(Source code of charts)
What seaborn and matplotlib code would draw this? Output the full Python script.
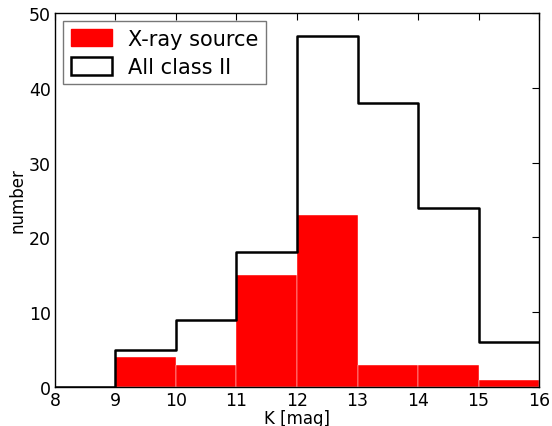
import matplotlib
matplotlib.use("Agg")
import matplotlib.pyplot as plt
import seaborn as sns
import numpy as np

bin_edges = [8, 9, 10, 11, 12, 13, 14, 15, 16]
xray_counts = [0, 4, 3, 15, 23, 3, 3, 1]
classII_counts = [0, 5, 9, 18, 47, 38, 24, 6]

centers = [(a + b) / 2 for a, b in zip(bin_edges[:-1], bin_edges[1:])]

sns.set_theme(style="white")
plt.rcParams['font.family'] = ['DejaVu Sans']
plt.rcParams['text.color'] = 'black'
plt.rcParams['axes.labelcolor'] = 'black'

fig, ax = plt.subplots(figsize=(5.52, 4.27), dpi=100)
fig.subplots_adjust(left=0.0996, right=0.9765, top=0.967, bottom=0.0913)

sns.histplot(x=centers, weights=xray_counts, bins=bin_edges, element="bars",
             color="#ff0000", alpha=1, edgecolor="white", linewidth=0.3,
             ax=ax, label="X-ray source")
sns.histplot(x=centers, weights=classII_counts, bins=bin_edges, element="step",
             fill=False, color="black", linewidth=1.8, ax=ax, label="All class II")

ax.set_xlim(8, 16)
ax.set_ylim(0, 50)
ax.set_xticks(range(8, 17))
ax.set_yticks(range(0, 51, 10))
ax.set_xlabel("K [mag]", fontsize=12, labelpad=0)
ax.set_ylabel("number", fontsize=12, labelpad=2)
ax.tick_params(direction="in", top=True, right=True, length=5, width=0.8,
               labelsize=12.5, colors="black", pad=3)
for s in ax.spines.values():
    s.set_color("black")
    s.set_linewidth(1.0)

from matplotlib.patches import Patch
handles = [Patch(facecolor="#ff0000", edgecolor="#ff0000"),
           Patch(facecolor="white", edgecolor="black", linewidth=1.8)]
leg = ax.legend(handles, ["X-ray source", "All class II"], loc="upper left",
                fontsize=15, frameon=True, fancybox=False, borderpad=0.35,
                handlelength=2.0, handleheight=0.9, handletextpad=0.75,
                labelspacing=0.4, borderaxespad=0.4)
leg.get_frame().set_edgecolor("#555555")
leg.get_frame().set_linewidth(1.0)

fig.savefig("out.png", dpi=100)
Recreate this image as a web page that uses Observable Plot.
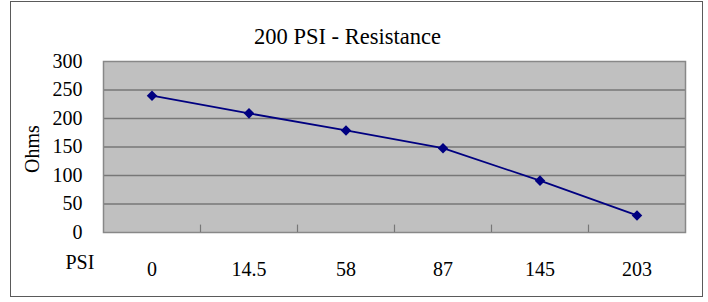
<!DOCTYPE html>
<html>
<head>
<meta charset="utf-8">
<script src="https://cdn.jsdelivr.net/npm/d3@7"></script>
<script src="https://cdn.jsdelivr.net/npm/@observablehq/plot@0.6"></script>
<style>
  html, body { margin: 0; padding: 0; background: #fff; }
  #wrap { position: relative; width: 708px; height: 302px; }
  #wrap svg, #wrap svg text { font-family: "Liberation Serif", "Times New Roman", serif !important; }
  #border { position: absolute; left: 10px; top: 1px; width: 693px; height: 296px; border: 1.5px solid #5a5a5a; pointer-events: none; box-sizing: border-box; }
</style>
</head>
<body>
<div id="wrap"><div id="border"></div></div>
<script>
const psiLabels = ["0", "14.5", "58", "87", "145", "203"];
const ohms = [240, 209, 179, 148, 91, 30];
const yTicks = [0, 50, 100, 150, 200, 250, 300];
const gridTicks = [50, 100, 150, 200, 250];

const data = psiLabels.map((p, i) => ({i, psi: p, ohms: ohms[i]}));
const bounds = psiLabels.slice(1).map((_, i) => i + 0.5);

const diamond = {
  draw(context, size) {
    const s = Math.sqrt(size / 2);
    context.moveTo(0, -s);
    context.lineTo(s, 0);
    context.lineTo(0, s);
    context.lineTo(-s, 0);
    context.closePath();
  }
};

const font = "Liberation Serif, Times New Roman, serif";

const chart = Plot.plot({
  width: 708,
  height: 302,
  marginLeft: 103,
  marginRight: 23,
  marginTop: 61,
  marginBottom: 70,
  style: {fontFamily: font, fontSize: "20px", color: "#000", background: "transparent"},
  x: {domain: [-0.5, psiLabels.length - 0.5]},
  y: {domain: [0, 300]},
  marks: [
    Plot.frame({fill: "#c0c0c0"}),
    Plot.ruleY(gridTicks, {stroke: "#777", strokeWidth: 1.3}),
    Plot.frame({stroke: "#888", strokeWidth: 1.5}),
    Plot.ruleX(bounds, {y1: 0, y2: 13, stroke: "#777", strokeWidth: 1.2}),
    Plot.axisY({ticks: yTicks, tickSize: 0, tickPadding: 21, label: null, fontSize: 20, fontFamily: font}),
    Plot.axisX({ticks: d3.range(psiLabels.length), tickFormat: i => psiLabels[i], tickSize: 0, tickPadding: 29, label: null, fontSize: 20, fontFamily: font}),
    Plot.line(data, {x: "i", y: "ohms", stroke: "#000080", strokeWidth: 1.8}),
    Plot.dot(data, {x: "i", y: "ohms", symbol: diamond, r: 4.2, fill: "#000080", stroke: "none"}),
    Plot.text(["200 PSI - Resistance"], {frameAnchor: "top", textAnchor: "middle", dx: -47, dy: -33, fontSize: 22.5, fontFamily: font, fill: "#000"}),
    Plot.text(["PSI"], {frameAnchor: "bottom-left", textAnchor: "start", dx: -38, dy: 36, fontSize: 20, fontFamily: font, fill: "#000"}),
    Plot.text(["Ohms"], {frameAnchor: "left", textAnchor: "middle", dx: -71, dy: 2, rotate: -90, fontSize: 20, fontFamily: font, fill: "#000"})
  ]
});

document.getElementById("wrap").prepend(chart);
chart.style.position = "absolute";
chart.style.left = "0";
chart.style.top = "0";
</script>
</body>
</html>
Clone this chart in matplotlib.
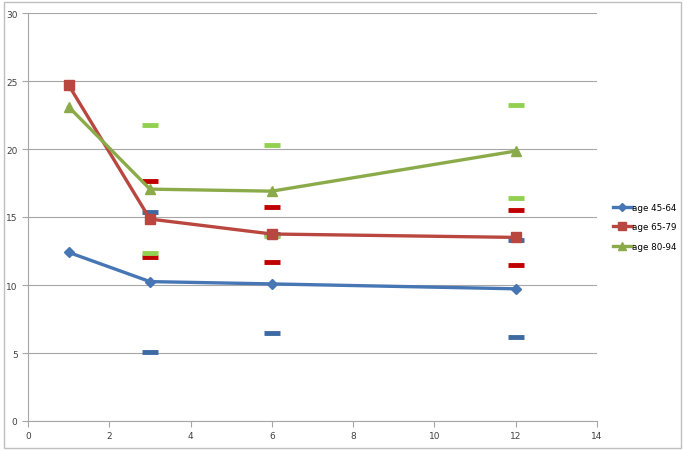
import matplotlib
matplotlib.use("Agg")
from matplotlib import pyplot as plt
from matplotlib.patches import Rectangle

# months of follow-up
months = [1, 3, 6, 12]

# mean values per age group
age_45_64 = [12.4, 10.25, 10.08, 9.72]
age_65_79 = [24.7, 14.85, 13.75, 13.5]
age_80_94 = [23.1, 17.05, 16.9, 19.85]

# upper / lower bounds (no bound at month 1)
bound_months = [3, 6, 12]
upper_45_64 = [15.35, 13.75, 13.3]
lower_45_64 = [5.1, 6.48, 6.18]
upper_65_79 = [17.65, 15.7, 15.5]
lower_65_79 = [12.05, 11.72, 11.5]
upper_80_94 = [21.8, 20.28, 23.2]
lower_80_94 = [12.35, 13.62, 16.42]

labels = ["age 45-64", "age 65-79", "age 80-94"]


def main():
    fig = plt.figure(figsize=(6.85, 4.52), dpi=100)
    ax = fig.add_axes([28 / 685, 1 - 422 / 452, (597 - 28) / 685, (422 - 14) / 452])

    # frame round the whole chart
    fig.patches.append(Rectangle((0.006, 0.006), 0.988, 0.988, transform=fig.transFigure,
                                 fill=False, edgecolor="#bfbfbf", linewidth=1))

    # bound dashes
    dash = dict(linestyle="none", marker="_", markersize=11, markeredgewidth=3.5, zorder=2)
    ax.plot(bound_months, upper_45_64, color="#3e6aa3", **dash)
    ax.plot(bound_months, lower_45_64, color="#3e6aa3", **dash)
    ax.plot(bound_months, upper_65_79, color="#c00000", **dash)
    ax.plot(bound_months, lower_65_79, color="#c00000", **dash)
    ax.plot(bound_months, upper_80_94, color="#92d050", **dash)
    ax.plot(bound_months, lower_80_94, color="#92d050", **dash)

    # main series
    ax.plot(months, age_45_64, color="#4677b4", linewidth=2.4, marker="D", markersize=5,
            label=labels[0], zorder=3)
    ax.plot(months, age_65_79, color="#b9473f", linewidth=2.4, marker="s", markersize=6.5,
            label=labels[1], zorder=3)
    ax.plot(months, age_80_94, color="#8bab4a", linewidth=2.4, marker="^", markersize=7,
            label=labels[2], zorder=3)

    ax.set_xlim(0, 14)
    ax.set_ylim(0, 30)
    ax.set_xticks(range(0, 15, 2))
    ax.set_yticks(range(0, 31, 5))
    ax.grid(axis="y", color="#a6a6a6", linewidth=0.8)
    ax.set_axisbelow(True)
    for side in ["top", "right"]:
        ax.spines[side].set_visible(False)
    for side in ["left", "bottom"]:
        ax.spines[side].set_color("#a6a6a6")
    ax.tick_params(axis="both", labelsize=6.5, colors="#404040", length=4, width=0.8,
                   color="#a6a6a6")

    ax.legend(loc="center left", bbox_to_anchor=(607 / 685, 1 - 228 / 452),
              bbox_transform=fig.transFigure, frameon=False, fontsize=6.3,
              handlelength=2.1, handletextpad=0.1, labelspacing=1.15, markerscale=0.8,
              borderpad=0.2)

    fig.savefig("out.png", dpi=100)


if __name__ == "__main__":
    main()
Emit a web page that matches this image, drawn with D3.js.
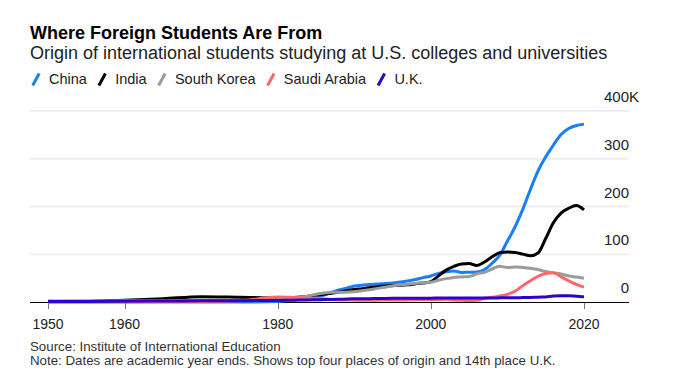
<!DOCTYPE html>
<html>
<head>
<meta charset="utf-8">
<script src="https://cdn.jsdelivr.net/npm/d3@7"></script>
<style>
  body { margin: 0; background: #fff; }
  svg { display: block; font-family: "Liberation Sans", Arial, sans-serif; }
</style>
</head>
<body>
<svg id="chart" width="674" height="388"></svg>
<script>
// Academic year ends; five-year steps before 1980, yearly after
const years = [1950, 1955, 1960, 1965, 1970, 1975,
  1980, 1981, 1982, 1983, 1984, 1985, 1986, 1987, 1988, 1989,
  1990, 1991, 1992, 1993, 1994, 1995, 1996, 1997, 1998, 1999,
  2000, 2001, 2002, 2003, 2004, 2005, 2006, 2007, 2008, 2009,
  2010, 2011, 2012, 2013, 2014, 2015, 2016, 2017, 2018, 2019,
  2020];

// Students, thousands
const china = [0, 0, 0, 0, 0, 0,
  1.0, 2.8, 4.4, 6.2, 10.1, 10.1, 14.0, 20.0, 25.2, 29.0,
  33.4, 35.0, 36.5, 37.5, 39.0, 40.0, 42.0, 44.0, 47.0, 51.0,
  54.5, 59.9, 63.2, 64.8, 61.8, 62.5, 62.6, 67.7, 81.1, 98.2,
  127.6, 157.6, 194.0, 235.6, 274.4, 304.0, 328.5, 350.8, 363.3, 369.5,
  372.5];
const india = [1.4, 1.7, 3.8, 6.8, 11.0, 10.0,
  8.8, 9.0, 9.4, 10.3, 12.0, 14.6, 16.0, 18.4, 20.8, 23.4,
  26.2, 28.0, 30.0, 32.0, 33.5, 34.5, 35.0, 36.0, 38.0, 40.0,
  42.3, 54.7, 66.8, 74.6, 79.7, 80.5, 76.5, 83.8, 94.6, 103.3,
  104.9, 103.9, 100.3, 96.8, 102.7, 132.9, 165.9, 186.3, 196.3, 202.0,
  193.1];
const southKorea = [0.5, 1.5, 2.5, 2.6, 3.9, 3.4,
  4.9, 6.2, 8.1, 10.0, 12.5, 16.4, 18.7, 20.5, 20.5, 20.6,
  21.7, 23.4, 25.7, 28.5, 31.1, 33.6, 36.2, 37.1, 39.0, 40.0,
  41.2, 45.7, 49.0, 51.5, 52.5, 53.4, 59.0, 62.4, 69.1, 75.1,
  72.2, 73.4, 72.3, 70.6, 68.0, 63.7, 61.0, 58.7, 54.6, 52.3,
  49.8];
const saudiArabia = [0.2, 0.4, 0.6, 0.8, 1.1, 2.5,
  10.4, 10.2, 9.5, 8.8, 8.0, 7.8, 6.5, 5.2, 4.6, 4.1,
  4.0, 3.7, 3.8, 3.9, 4.2, 4.2, 4.2, 4.6, 4.8, 5.2,
  5.2, 5.3, 5.6, 4.2, 3.5, 3.0, 3.4, 7.9, 9.9, 12.7,
  15.8, 22.7, 34.1, 44.6, 53.9, 59.9, 61.3, 52.6, 44.4, 37.1,
  31.0];
const uk = [1.0, 1.3, 1.6, 2.0, 2.4, 2.8,
  3.4, 3.6, 3.8, 4.0, 4.3, 4.6, 5.0, 5.4, 5.8, 6.2,
  6.6, 6.8, 7.0, 7.2, 7.4, 7.6, 7.7, 7.8, 7.9, 8.1,
  8.1, 8.4, 8.4, 8.3, 8.4, 8.2, 8.3, 8.4, 8.4, 8.7,
  8.9, 8.9, 9.2, 9.5, 10.2, 10.7, 12.5, 13.0, 13.0, 12.0,
  10.8];

const seriesNames = ['China', 'India', 'South Korea', 'Saudi Arabia', 'U.K.'];
const seriesColors = ['#1a7ef8', '#000000', '#9b9b9b', '#ff6868', '#2e00d2'];
const seriesValues = [china, india, southKorea, saudiArabia, uk];

const yTicks = [0, 100, 200, 300, 400];
const xTicks = [1950, 1960, 1980, 2000, 2020];

const svg = d3.select('#chart');

// Scales
const x = d3.scaleLinear().domain([1950, 2020]).range([48, 584]);
const y = d3.scaleLinear().domain([0, 400]).range([302, 111]);
const plotLeft = 30, plotRight = 629;

// Header
svg.append('text')
    .attr('x', 30).attr('y', 38.5)
    .attr('font-size', 18).attr('font-weight', 'bold').attr('fill', '#000')
    .text('Where Foreign Students Are From');

svg.append('text')
    .attr('x', 30).attr('y', 59)
    .attr('font-size', 18).attr('fill', '#222')
    .text('Origin of international students studying at U.S. colleges and universities');

// Legend
const legend = svg.append('g');
let lx = 31.7;
seriesNames.forEach((name, i) => {
    legend.append('line')
        .attr('x1', lx + 1).attr('y1', 85.5)
        .attr('x2', lx + 7.5).attr('y2', 73.5)
        .attr('stroke', seriesColors[i]).attr('stroke-width', 3);
    const t = legend.append('text')
        .attr('x', lx + 17.3).attr('y', 84)
        .attr('font-size', 14.5).attr('fill', '#222')
        .text(name);
    lx += 17.3 + t.node().getComputedTextLength() + 11;
});

// Gridlines
svg.append('g')
    .selectAll('line')
    .data(yTicks.filter(d => d > 0))
    .join('line')
    .attr('x1', plotLeft).attr('x2', plotRight)
    .attr('y1', d => y(d)).attr('y2', d => y(d))
    .attr('stroke', '#efefef').attr('stroke-width', 2);

// Y labels, sitting above their gridlines
const yLabels = svg.append('g')
    .attr('font-size', 15).attr('fill', '#222');
yLabels.selectAll('text')
    .data(yTicks)
    .join('text')
    .attr('x', plotRight).attr('y', d => y(d) - 9)
    .attr('text-anchor', 'end')
    .text(d => d);
yLabels.append('text')
    .attr('x', plotRight).attr('y', y(400) - 9)
    .text('K');

// X axis
svg.append('line')
    .attr('x1', plotLeft).attr('x2', plotRight)
    .attr('y1', y(0) + 0.5).attr('y2', y(0) + 0.5)
    .attr('stroke', '#000').attr('stroke-width', 1);

const xAxis = svg.append('g');
xAxis.selectAll('line')
    .data(xTicks)
    .join('line')
    .attr('x1', d => Math.round(x(d)) + 0.5).attr('x2', d => Math.round(x(d)) + 0.5)
    .attr('y1', y(0) + 1).attr('y2', y(0) + 7)
    .attr('stroke', '#777').attr('stroke-width', 1);
xAxis.selectAll('text')
    .data(xTicks)
    .join('text')
    .attr('x', d => x(d)).attr('y', 328.5)
    .attr('text-anchor', 'middle')
    .attr('font-size', 14).attr('fill', '#222')
    .text(d => d);

// Lines
const line = d3.line()
    .x((d, i) => x(years[i]))
    .y(d => y(d))
    .curve(d3.curveMonotoneX);

svg.append('g')
    .selectAll('path')
    .data(seriesValues)
    .join('path')
    .attr('d', d => line(d))
    .attr('fill', 'none')
    .attr('stroke', (d, i) => seriesColors[i])
    .attr('stroke-width', 3)
    .attr('stroke-linejoin', 'round');

// Footer
svg.append('text')
    .attr('x', 30).attr('y', 351)
    .attr('font-size', 13.3).attr('fill', '#333')
    .text('Source: Institute of International Education');
svg.append('text')
    .attr('x', 30).attr('y', 364.5)
    .attr('font-size', 13.3).attr('fill', '#333')
    .text('Note: Dates are academic year ends. Shows top four places of origin and 14th place U.K.');
</script>
</body>
</html>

- DO THIS
Reproduce exactly the lines above starting at the line containing "Clone this chart in matplotlib." and ending at the line containing "months = [1, 3, 6, 12]", including both, but not the pictures.

- EXPECTED ANSWER
Clone this chart in matplotlib.
import matplotlib
matplotlib.use("Agg")
from matplotlib import pyplot as plt
from matplotlib.patches import Rectangle

# months of follow-up
months = [1, 3, 6, 12]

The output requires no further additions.